• Stated task: Reproduce exactly the lines below, from the first through the one containing "-1.044, -0.988, -0.765, -0.624]", and nothing more.

-- Begin --

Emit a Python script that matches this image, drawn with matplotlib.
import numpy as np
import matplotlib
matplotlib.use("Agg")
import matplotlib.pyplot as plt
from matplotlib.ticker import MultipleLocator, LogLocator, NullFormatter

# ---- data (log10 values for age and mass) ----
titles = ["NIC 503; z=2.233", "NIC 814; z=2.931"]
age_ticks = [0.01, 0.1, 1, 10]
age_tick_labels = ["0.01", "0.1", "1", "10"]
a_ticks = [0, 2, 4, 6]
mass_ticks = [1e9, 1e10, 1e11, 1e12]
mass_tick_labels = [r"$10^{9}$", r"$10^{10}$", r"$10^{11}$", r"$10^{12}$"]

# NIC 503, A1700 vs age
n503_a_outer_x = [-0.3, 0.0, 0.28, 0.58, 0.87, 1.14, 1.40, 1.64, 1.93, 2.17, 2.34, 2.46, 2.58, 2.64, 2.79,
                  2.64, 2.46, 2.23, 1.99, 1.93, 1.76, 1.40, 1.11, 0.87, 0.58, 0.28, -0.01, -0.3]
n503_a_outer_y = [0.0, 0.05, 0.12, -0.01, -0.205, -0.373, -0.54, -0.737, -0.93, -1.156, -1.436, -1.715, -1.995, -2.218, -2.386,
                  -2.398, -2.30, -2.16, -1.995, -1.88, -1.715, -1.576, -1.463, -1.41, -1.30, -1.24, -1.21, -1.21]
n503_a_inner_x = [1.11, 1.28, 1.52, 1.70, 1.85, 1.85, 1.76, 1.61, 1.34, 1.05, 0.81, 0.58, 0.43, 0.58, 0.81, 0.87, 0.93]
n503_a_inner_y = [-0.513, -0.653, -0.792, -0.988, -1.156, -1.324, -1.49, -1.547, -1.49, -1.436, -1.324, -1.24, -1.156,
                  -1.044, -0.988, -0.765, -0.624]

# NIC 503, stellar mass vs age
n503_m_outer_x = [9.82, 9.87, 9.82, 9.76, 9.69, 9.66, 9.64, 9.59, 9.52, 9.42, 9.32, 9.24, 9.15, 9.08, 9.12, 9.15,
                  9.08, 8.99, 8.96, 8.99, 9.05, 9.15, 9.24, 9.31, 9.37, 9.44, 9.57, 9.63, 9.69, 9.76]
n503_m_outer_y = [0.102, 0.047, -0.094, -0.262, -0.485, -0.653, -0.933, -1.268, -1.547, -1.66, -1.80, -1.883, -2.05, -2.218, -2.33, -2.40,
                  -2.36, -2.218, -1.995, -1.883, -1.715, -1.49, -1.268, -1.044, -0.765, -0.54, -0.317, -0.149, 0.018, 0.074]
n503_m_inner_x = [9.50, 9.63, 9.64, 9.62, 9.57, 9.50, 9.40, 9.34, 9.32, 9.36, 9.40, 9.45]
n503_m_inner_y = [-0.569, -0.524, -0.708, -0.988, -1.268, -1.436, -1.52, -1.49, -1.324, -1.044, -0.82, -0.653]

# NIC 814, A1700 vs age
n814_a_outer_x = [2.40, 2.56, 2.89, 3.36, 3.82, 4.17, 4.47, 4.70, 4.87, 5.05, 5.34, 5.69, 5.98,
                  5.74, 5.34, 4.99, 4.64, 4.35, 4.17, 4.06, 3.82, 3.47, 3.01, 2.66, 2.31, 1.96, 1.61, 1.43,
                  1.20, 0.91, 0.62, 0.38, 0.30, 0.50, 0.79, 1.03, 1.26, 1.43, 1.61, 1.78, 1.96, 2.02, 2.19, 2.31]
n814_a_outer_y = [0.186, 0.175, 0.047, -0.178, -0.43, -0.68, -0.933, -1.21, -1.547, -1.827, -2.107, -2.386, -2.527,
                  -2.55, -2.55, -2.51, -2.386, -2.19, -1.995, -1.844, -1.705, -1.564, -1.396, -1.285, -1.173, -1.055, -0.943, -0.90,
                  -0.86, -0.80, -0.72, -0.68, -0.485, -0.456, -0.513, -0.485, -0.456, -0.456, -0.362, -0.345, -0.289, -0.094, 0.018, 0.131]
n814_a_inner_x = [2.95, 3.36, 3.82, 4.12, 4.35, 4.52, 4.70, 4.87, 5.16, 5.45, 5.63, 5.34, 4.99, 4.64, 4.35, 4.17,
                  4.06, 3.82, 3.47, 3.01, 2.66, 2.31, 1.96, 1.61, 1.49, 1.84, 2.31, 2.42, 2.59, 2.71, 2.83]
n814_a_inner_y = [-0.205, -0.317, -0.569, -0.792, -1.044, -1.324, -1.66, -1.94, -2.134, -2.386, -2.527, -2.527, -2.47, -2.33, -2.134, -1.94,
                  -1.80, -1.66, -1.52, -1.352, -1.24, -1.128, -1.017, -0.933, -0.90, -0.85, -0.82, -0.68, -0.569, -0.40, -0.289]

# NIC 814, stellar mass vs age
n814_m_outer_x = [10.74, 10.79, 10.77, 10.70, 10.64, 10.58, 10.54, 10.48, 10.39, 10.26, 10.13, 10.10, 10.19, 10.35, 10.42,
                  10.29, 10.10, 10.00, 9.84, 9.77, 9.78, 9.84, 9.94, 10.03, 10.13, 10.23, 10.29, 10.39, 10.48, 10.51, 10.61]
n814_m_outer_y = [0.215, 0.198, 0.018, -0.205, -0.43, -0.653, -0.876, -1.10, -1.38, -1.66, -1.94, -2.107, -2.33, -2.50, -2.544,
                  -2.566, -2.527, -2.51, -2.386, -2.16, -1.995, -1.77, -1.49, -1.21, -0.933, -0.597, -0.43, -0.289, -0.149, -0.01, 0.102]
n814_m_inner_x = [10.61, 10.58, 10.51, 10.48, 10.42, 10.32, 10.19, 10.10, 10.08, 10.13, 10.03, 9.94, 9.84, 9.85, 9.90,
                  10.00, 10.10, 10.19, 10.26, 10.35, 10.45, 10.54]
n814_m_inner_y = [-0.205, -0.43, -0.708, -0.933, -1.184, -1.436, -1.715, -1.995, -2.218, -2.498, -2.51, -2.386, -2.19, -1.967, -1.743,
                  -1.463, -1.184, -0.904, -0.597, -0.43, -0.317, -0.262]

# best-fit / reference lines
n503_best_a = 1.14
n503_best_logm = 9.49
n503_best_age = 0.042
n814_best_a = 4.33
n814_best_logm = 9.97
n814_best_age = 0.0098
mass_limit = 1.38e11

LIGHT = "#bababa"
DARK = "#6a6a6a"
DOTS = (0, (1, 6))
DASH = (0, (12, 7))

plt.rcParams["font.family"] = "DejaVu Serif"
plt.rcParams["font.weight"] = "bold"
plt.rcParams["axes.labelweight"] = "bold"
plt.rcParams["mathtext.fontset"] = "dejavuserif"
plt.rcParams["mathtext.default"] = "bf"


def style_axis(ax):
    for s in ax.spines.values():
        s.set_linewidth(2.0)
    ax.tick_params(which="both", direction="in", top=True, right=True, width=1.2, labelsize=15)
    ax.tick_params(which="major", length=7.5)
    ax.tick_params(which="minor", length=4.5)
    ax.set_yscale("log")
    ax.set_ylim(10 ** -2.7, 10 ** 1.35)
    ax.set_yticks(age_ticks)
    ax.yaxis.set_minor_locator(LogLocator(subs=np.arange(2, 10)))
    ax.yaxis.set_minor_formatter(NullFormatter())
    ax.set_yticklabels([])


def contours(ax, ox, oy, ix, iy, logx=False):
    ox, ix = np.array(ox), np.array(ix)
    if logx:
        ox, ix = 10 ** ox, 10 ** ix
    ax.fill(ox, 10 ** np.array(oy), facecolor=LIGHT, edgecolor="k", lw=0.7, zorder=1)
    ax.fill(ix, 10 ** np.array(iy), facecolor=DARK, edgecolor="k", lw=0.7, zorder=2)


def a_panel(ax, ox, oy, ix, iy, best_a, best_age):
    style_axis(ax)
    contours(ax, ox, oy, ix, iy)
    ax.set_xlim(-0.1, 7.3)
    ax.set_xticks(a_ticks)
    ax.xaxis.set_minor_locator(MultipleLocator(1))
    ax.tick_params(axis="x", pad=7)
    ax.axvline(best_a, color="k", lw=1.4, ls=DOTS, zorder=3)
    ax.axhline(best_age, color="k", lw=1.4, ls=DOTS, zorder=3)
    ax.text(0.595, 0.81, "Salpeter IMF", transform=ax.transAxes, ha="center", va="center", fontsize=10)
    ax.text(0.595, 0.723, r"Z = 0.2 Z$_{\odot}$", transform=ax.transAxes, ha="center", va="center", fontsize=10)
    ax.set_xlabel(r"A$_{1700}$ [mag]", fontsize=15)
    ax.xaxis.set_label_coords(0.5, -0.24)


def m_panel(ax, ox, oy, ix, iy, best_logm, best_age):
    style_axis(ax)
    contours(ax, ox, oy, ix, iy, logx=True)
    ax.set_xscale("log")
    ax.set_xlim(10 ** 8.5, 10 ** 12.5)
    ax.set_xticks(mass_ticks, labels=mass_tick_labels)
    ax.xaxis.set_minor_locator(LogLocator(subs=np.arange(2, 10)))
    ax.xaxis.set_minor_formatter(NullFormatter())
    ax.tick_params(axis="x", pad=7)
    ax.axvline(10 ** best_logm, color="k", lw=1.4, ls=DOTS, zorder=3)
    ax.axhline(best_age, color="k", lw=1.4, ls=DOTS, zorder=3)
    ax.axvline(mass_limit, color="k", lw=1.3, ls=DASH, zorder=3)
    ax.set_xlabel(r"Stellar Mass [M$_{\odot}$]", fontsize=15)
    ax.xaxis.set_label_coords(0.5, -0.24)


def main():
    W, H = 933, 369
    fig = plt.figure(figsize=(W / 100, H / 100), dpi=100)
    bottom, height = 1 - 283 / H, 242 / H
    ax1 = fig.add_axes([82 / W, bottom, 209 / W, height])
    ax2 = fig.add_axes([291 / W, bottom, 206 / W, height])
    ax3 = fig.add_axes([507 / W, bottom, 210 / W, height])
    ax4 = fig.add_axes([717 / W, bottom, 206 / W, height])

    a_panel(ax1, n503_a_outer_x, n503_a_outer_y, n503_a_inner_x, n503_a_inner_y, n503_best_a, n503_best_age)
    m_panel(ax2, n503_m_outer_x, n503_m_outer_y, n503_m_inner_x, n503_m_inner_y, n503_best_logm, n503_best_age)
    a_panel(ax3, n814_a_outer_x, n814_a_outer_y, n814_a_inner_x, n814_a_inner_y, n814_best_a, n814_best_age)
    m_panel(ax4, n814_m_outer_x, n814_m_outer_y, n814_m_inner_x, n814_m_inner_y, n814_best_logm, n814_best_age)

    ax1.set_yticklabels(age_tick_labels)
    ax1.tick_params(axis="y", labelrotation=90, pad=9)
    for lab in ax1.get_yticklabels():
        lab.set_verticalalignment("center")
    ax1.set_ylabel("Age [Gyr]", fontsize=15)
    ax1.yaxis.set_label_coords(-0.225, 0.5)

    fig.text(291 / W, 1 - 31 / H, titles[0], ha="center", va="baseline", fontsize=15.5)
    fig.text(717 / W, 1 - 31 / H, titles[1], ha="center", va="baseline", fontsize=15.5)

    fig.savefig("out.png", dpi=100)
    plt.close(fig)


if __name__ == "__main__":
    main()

-- End --

• Task output:
Emit a Python script that matches this image, drawn with matplotlib.
import numpy as np
import matplotlib
matplotlib.use("Agg")
import matplotlib.pyplot as plt
from matplotlib.ticker import MultipleLocator, LogLocator, NullFormatter

# ---- data (log10 values for age and mass) ----
titles = ["NIC 503; z=2.233", "NIC 814; z=2.931"]
age_ticks = [0.01, 0.1, 1, 10]
age_tick_labels = ["0.01", "0.1", "1", "10"]
a_ticks = [0, 2, 4, 6]
mass_ticks = [1e9, 1e10, 1e11, 1e12]
mass_tick_labels = [r"$10^{9}$", r"$10^{10}$", r"$10^{11}$", r"$10^{12}$"]

# NIC 503, A1700 vs age
n503_a_outer_x = [-0.3, 0.0, 0.28, 0.58, 0.87, 1.14, 1.40, 1.64, 1.93, 2.17, 2.34, 2.46, 2.58, 2.64, 2.79,
                  2.64, 2.46, 2.23, 1.99, 1.93, 1.76, 1.40, 1.11, 0.87, 0.58, 0.28, -0.01, -0.3]
n503_a_outer_y = [0.0, 0.05, 0.12, -0.01, -0.205, -0.373, -0.54, -0.737, -0.93, -1.156, -1.436, -1.715, -1.995, -2.218, -2.386,
                  -2.398, -2.30, -2.16, -1.995, -1.88, -1.715, -1.576, -1.463, -1.41, -1.30, -1.24, -1.21, -1.21]
n503_a_inner_x = [1.11, 1.28, 1.52, 1.70, 1.85, 1.85, 1.76, 1.61, 1.34, 1.05, 0.81, 0.58, 0.43, 0.58, 0.81, 0.87, 0.93]
n503_a_inner_y = [-0.513, -0.653, -0.792, -0.988, -1.156, -1.324, -1.49, -1.547, -1.49, -1.436, -1.324, -1.24, -1.156,
                  -1.044, -0.988, -0.765, -0.624]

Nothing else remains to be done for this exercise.